Ten months after it was launched, India’s maiden moon mission, the ambitious Chandrayaan-1, came to an abrupt end today after ISRO lost communication with the spacecraft, cutting short the dream odyssey that was expected to last two years.
"The mission is definitely over. We have lost contact with the spacecraft," Project Director of the Chandrayaan-1 mission, M. Annadurai, told PTI.
However, he said: “It (Chandrayaan-1) has done its job technically...100 per cent. Scientifically also, it has done almost 90-95 percent of its job".
The two-year mission, launched on October 22 last year with much fanfare, was abandoned early today after the after radio contact with the mooncraft was abruptly lost at 0130 hours.
The Deep Space Network at Byalalu near here received the data from the 1,380 kg Chandrayaan-1, which carried 11 instruments on board, including six from overseas, during the previous orbit up to 0025 hours.
ISRO is conducting detailed review of the telemetry data from the spacecraft. "We will analyse as to what happened," Mr. Annadurai said.
ISRO Chairman G Madhavan Nair told PTI in an interview earlier this month that 95 per cent of the scientific objectives of the Chandrayaan-1 mission had been achieved.

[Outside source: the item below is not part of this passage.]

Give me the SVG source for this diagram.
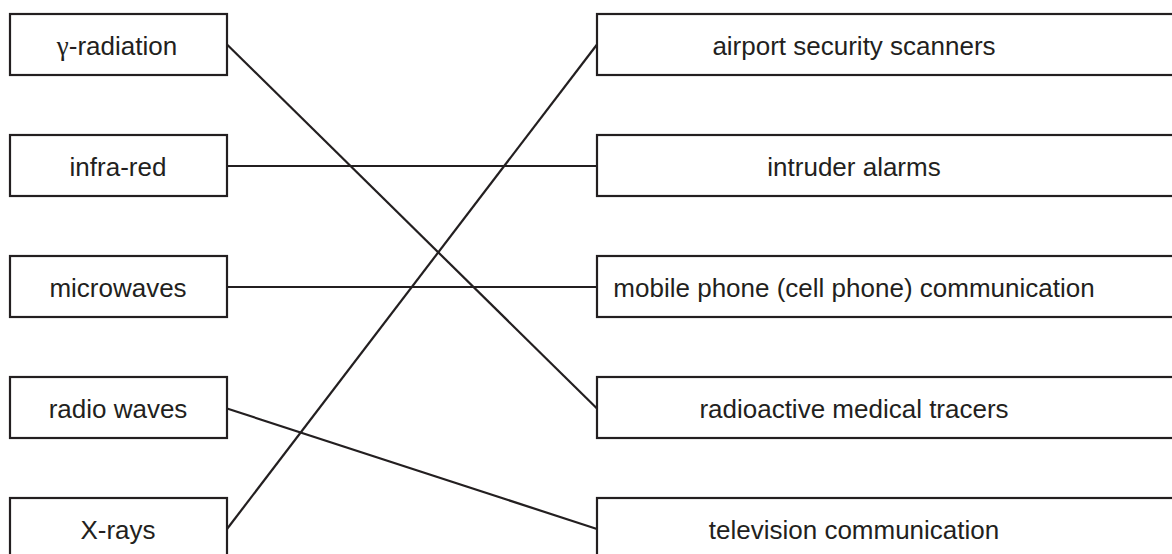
<svg xmlns="http://www.w3.org/2000/svg" width="1172" height="554" viewBox="0 0 1172 554">
  <style>
    .box { fill: #ffffff; stroke: #231f20; stroke-width: 2.2; }
    .lbl { font-family: "Liberation Sans", Arial, sans-serif; font-size: 26px; fill: #231f20; text-anchor: middle; }
    .greek { font-family: "Liberation Serif", "Times New Roman", serif; font-size: 27px; }
    .link { stroke: #231f20; stroke-width: 2.2; fill: none; }
  </style>
  <rect x="0" y="0" width="1172" height="554" fill="#ffffff"/>

  <!-- connectors -->
  <g id="connectors">
    <line class="link" x1="227" y1="44.5" x2="597" y2="408.5"/>
    <line class="link" x1="227" y1="166" x2="597" y2="166"/>
    <line class="link" x1="227" y1="287" x2="597" y2="287"/>
    <line class="link" x1="227" y1="408.5" x2="597" y2="529"/>
    <line class="link" x1="227" y1="529" x2="597" y2="44.5"/>
  </g>

  <!-- left column: radiation types -->
  <g id="gamma">
    <rect class="box" x="10" y="14" width="217" height="61"/>
    <text class="lbl" x="117" y="55"><tspan class="greek">γ</tspan>-radiation</text>
  </g>
  <g id="infrared">
    <rect class="box" x="10" y="135" width="217" height="61"/>
    <text class="lbl" x="118" y="176">infra-red</text>
  </g>
  <g id="microwaves">
    <rect class="box" x="10" y="256" width="217" height="61"/>
    <text class="lbl" x="118" y="297">microwaves</text>
  </g>
  <g id="radiowaves">
    <rect class="box" x="10" y="377" width="217" height="61"/>
    <text class="lbl" x="118" y="418">radio waves</text>
  </g>
  <g id="xrays">
    <rect class="box" x="10" y="498" width="217" height="70"/>
    <text class="lbl" x="118" y="539">X-rays</text>
  </g>

  <!-- right column: uses -->
  <g id="airport">
    <rect class="box" x="597" y="14" width="590" height="61"/>
    <text class="lbl" x="854" y="55">airport security scanners</text>
  </g>
  <g id="intruder">
    <rect class="box" x="597" y="135" width="590" height="61"/>
    <text class="lbl" x="854" y="176">intruder alarms</text>
  </g>
  <g id="mobile">
    <rect class="box" x="597" y="256" width="590" height="61"/>
    <text class="lbl" x="854" y="297">mobile phone (cell phone) communication</text>
  </g>
  <g id="tracers">
    <rect class="box" x="597" y="377" width="590" height="61"/>
    <text class="lbl" x="854" y="418">radioactive medical tracers</text>
  </g>
  <g id="television">
    <rect class="box" x="597" y="498" width="590" height="70"/>
    <text class="lbl" x="854" y="539">television communication</text>
  </g>
</svg>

"Another five per cent, what’s left out, we will try to take up in the next season which is starting in October so that we can complete all the observations", he had said.
ISRO had convened a meeting of scientists next month to "ensure it has not left out anything. Today, we know that there is no redundancy on board. So, if further failure....if it happens, then we will be crippled," he had said.
There were 11 payloads on board the 1,380 kg Chandrayaan-1 — five designed and developed in India, three from European Space Agency, one from Bulgaria, and two from the U.S.